Nesse ponto, Urdidura Flutuante (figura 5) começa a ganhar uma forma mais clara e consistente, materialmente falando. Concomitantemente, o artista foca no fazer manual, como o ato de tear e bordar. Tanto o tecer, o performar e a criação dos mitos estão ligados, e convergem resultando no seu trabalho Urdidura Flutuante.

Em entrevista, o artista diz “Eu me considero em performance, do momento que eu saio de casa até a minha volta para casa. A ação acontece no lugar, no ateliê, mas tecer a rede e levar os objetos comigo e em minha caminhada de trajeto diário, faz desse ato se tornar uma performance.” Uma das intenções, iniciais, seria levar esses objetos para lugares diários e específicos, e lá tecer e bordar seus materiais, como a rede, um tecido e outros objetos, além de escrever e pensar sobre seus contos. Krustx, dessa forma, transforma o seu pequeno “espaço pessoal” (figura 6), seja na rua, na faculdade, ou em casa em seu próprio ateliê e lá produz – ao vivo – aberto a diálogos com as pessoas em volta/trânsito. O metrô, a praça, a praia, a faculdade, tornam-se lugares frequentes para o ato performático.

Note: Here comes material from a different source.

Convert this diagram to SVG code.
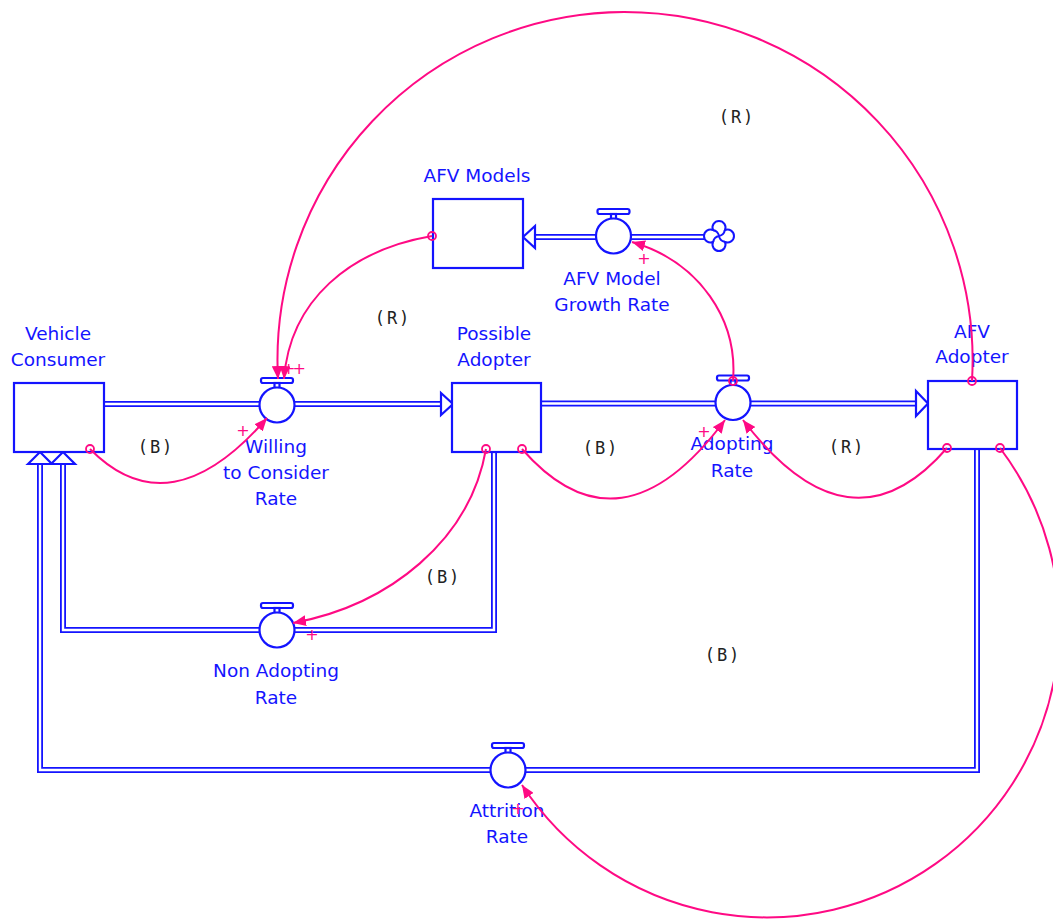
<svg xmlns="http://www.w3.org/2000/svg" width="1053" height="920" viewBox="0 0 1053 920">
<defs>
<style>
.bg{fill:#fff}
.pipe{fill:none;stroke:#1414ff;stroke-width:6;stroke-linejoin:miter}
.pipein{fill:none;stroke:#fff;stroke-width:2.4;stroke-linejoin:miter}
.parrow{fill:#fff;stroke:#1414ff;stroke-width:2.2;stroke-linejoin:miter}
.stock{fill:#fff;stroke:#1414ff;stroke-width:2.2}
.valve{fill:#fff;stroke:#1414ff;stroke-width:2.2}
.lbl{font-family:"DejaVu Sans",Verdana,sans-serif;font-size:18.5px;fill:#1414ff;text-anchor:middle}
.loop{font-family:"DejaVu Sans Mono","Liberation Mono",monospace;font-size:17px;fill:#222;text-anchor:middle;letter-spacing:2px}
.conn{fill:none;stroke:#ff0a84;stroke-width:2}
.orig{fill:none;stroke:#ff0a84;stroke-width:1.8}
.pol{font-family:"DejaVu Sans",sans-serif;font-size:16px;fill:#ff0a84;text-anchor:middle}
</style>
<marker id="ah" markerWidth="13" markerHeight="11" refX="13" refY="5.5" orient="auto" markerUnits="userSpaceOnUse">
<path d="M0,0 L13,5.5 L0,11 z" fill="#ff0a84"/>
</marker>
<g id="valveShape">
<rect x="-16" y="-27" width="32" height="5" rx="2" class="valve"/>
<rect x="-2.5" y="-22" width="5" height="5" class="valve"/>
<circle cx="0" cy="0" r="17.5" class="valve"/>
</g>
</defs>
<rect class="bg" x="0" y="0" width="1053" height="920"/>

<g id="flows">
<path class="pipe" d="M104,404 H441"/>
<path class="pipein" d="M104,404 H441"/>
<polygon class="parrow" points="441,393 453,404 441,415"/>

<path class="pipe" d="M541,403.5 H916"/>
<path class="pipein" d="M541,403.5 H916"/>
<polygon class="parrow" points="916,391 928,403.5 916,416"/>

<path class="pipe" d="M706,237 H535"/>
<path class="pipein" d="M706,237 H535"/>
<polygon class="parrow" points="535,226 523,237 535,248"/>

<path class="pipe" d="M494,452 V630 H63 V464"/>
<path class="pipein" d="M494,452 V630 H63 V464"/>
<polygon class="parrow" points="51,464 63,452 75,464"/>

<path class="pipe" d="M977,449 V770 H40 V464"/>
<path class="pipein" d="M977,449 V770 H40 V464"/>
<polygon class="parrow" points="28,464 40,452 52,464"/>
</g>

<g id="vehicle-consumer">
<rect class="stock" x="14" y="383" width="90" height="69"/>
<text class="lbl" x="58" y="340">Vehicle</text>
<text class="lbl" x="58" y="366">Consumer</text>
</g>

<g id="possible-adopter">
<rect class="stock" x="452" y="383" width="89" height="69"/>
<text class="lbl" x="494" y="340">Possible</text>
<text class="lbl" x="494" y="366">Adopter</text>
</g>

<g id="afv-adopter">
<rect class="stock" x="928" y="381" width="89" height="68"/>
<text class="lbl" x="972" y="338">AFV</text>
<text class="lbl" x="972" y="363">Adopter</text>
</g>

<g id="afv-models">
<rect class="stock" x="433" y="199" width="90" height="69"/>
<text class="lbl" x="477" y="182">AFV Models</text>
</g>

<g id="cloud">
<path d="M713,230 A6.5,6.5 0 1 1 725,230 A6.5,6.5 0 1 1 725,242 A6.5,6.5 0 1 1 713,242 A6.5,6.5 0 1 1 713,230 Z" fill="#fff" stroke="#1414ff" stroke-width="2"/>
<path d="M713,230 q5,1 6,6 M725,230 q-1,5 -6,6 M725,242 q-5,-1 -6,-6 M713,242 q1,-5 6,-6" fill="none" stroke="#1414ff" stroke-width="1.8"/>
</g>

<g id="willing-rate">
<use href="#valveShape" x="277" y="405"/>
<text class="lbl" x="276" y="453">Willing</text>
<text class="lbl" x="276" y="479">to Consider</text>
<text class="lbl" x="276" y="505">Rate</text>
</g>

<g id="adopting-rate">
<use href="#valveShape" x="733" y="402.5"/>
<text class="lbl" x="732" y="450">Adopting</text>
<text class="lbl" x="732" y="477">Rate</text>
</g>

<g id="afv-model-growth-rate">
<use href="#valveShape" x="613.5" y="236"/>
<text class="lbl" x="612" y="285">AFV Model</text>
<text class="lbl" x="612" y="311">Growth Rate</text>
</g>

<g id="non-adopting-rate">
<use href="#valveShape" x="277" y="630"/>
<text class="lbl" x="276" y="677">Non Adopting</text>
<text class="lbl" x="276" y="704">Rate</text>
</g>

<g id="attrition-rate">
<use href="#valveShape" x="508" y="770"/>
<text class="lbl" x="507" y="817">Attrition</text>
<text class="lbl" x="507" y="843">Rate</text>
</g>

<g id="connectors">
<path class="conn" d="M90,449 Q170,530 267,418" marker-end="url(#ah)"/>
<circle class="orig" cx="90" cy="449" r="4"/>
<text class="pol" x="243" y="436">+</text>

<path class="conn" d="M432,236 C350,250 290,300 284,379" marker-end="url(#ah)"/>
<circle class="orig" cx="432" cy="236" r="4"/>

<path class="conn" d="M972,381 A348.3,348.3 0 0 0 624,12 A348,348 0 0 0 278,379" marker-end="url(#ah)"/>
<circle class="orig" cx="972" cy="381" r="4"/>
<text class="pol" x="292.5" y="374" letter-spacing="-3">++</text>

<path class="conn" d="M522,449 Q620,561 725,420" marker-end="url(#ah)"/>
<circle class="orig" cx="522" cy="449" r="4"/>
<text class="pol" x="704" y="437">+</text>

<path class="conn" d="M486,449 C470,540 390,605 293,623" marker-end="url(#ah)"/>
<circle class="orig" cx="486" cy="449" r="4"/>
<text class="pol" x="312" y="640">+</text>

<path class="conn" d="M947,448 Q850,560 743,420" marker-end="url(#ah)"/>
<circle class="orig" cx="947" cy="448" r="4"/>

<path class="conn" d="M733,381 C738,320 700,262 632,242" marker-end="url(#ah)"/>
<circle class="orig" cx="733" cy="381" r="4"/>
<text class="pol" x="644" y="264">+</text>

<path class="conn" d="M1000,448 A292.6,292.6 0 1 1 522,785" marker-end="url(#ah)"/>
<circle class="orig" cx="1000" cy="448" r="4"/>
<text class="pol" x="518" y="814">+</text>
</g>

<g id="loops">
<text class="loop" x="737" y="123">(R)</text>
<text class="loop" x="393" y="324">(R)</text>
<text class="loop" x="156" y="453">(B)</text>
<text class="loop" x="601" y="454">(B)</text>
<text class="loop" x="847" y="453">(R)</text>
<text class="loop" x="443" y="583">(B)</text>
<text class="loop" x="723" y="661">(B)</text>
</g>
</svg>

Após tantas experimentações, o artista decide partir para planos teóricos performáticos mais objetivos e planejados, para uma realização mais pensada. Krustx senta-se sobre um tecido e, pensando em como o seu corpo ocupa o lugar físico, coloca por cima do tecido, objetos como espelhos, redes e cadernos – onde, daí, o artista livremente pensa e produz instantaneamente. Deste modo, Krustx possibilita espaço para diálogo, trocas de histórias, além da liberdade da experimentação pública dos objetos. Também propunha jogos interativos e performáticos, com desafios e interações diretas com o autor – metodologia essa proveniente do seu trabalho nos setores educativos dos museus que passou.
“Por que não transformar isso tudo em uma performance urbana?” Com esta frase, o artista anuncia o contexto da obra Ação #3, praia da Barra da Tijuca, posto 3 (figura 7), em destaque no Mapa visual Cidade-Identidade.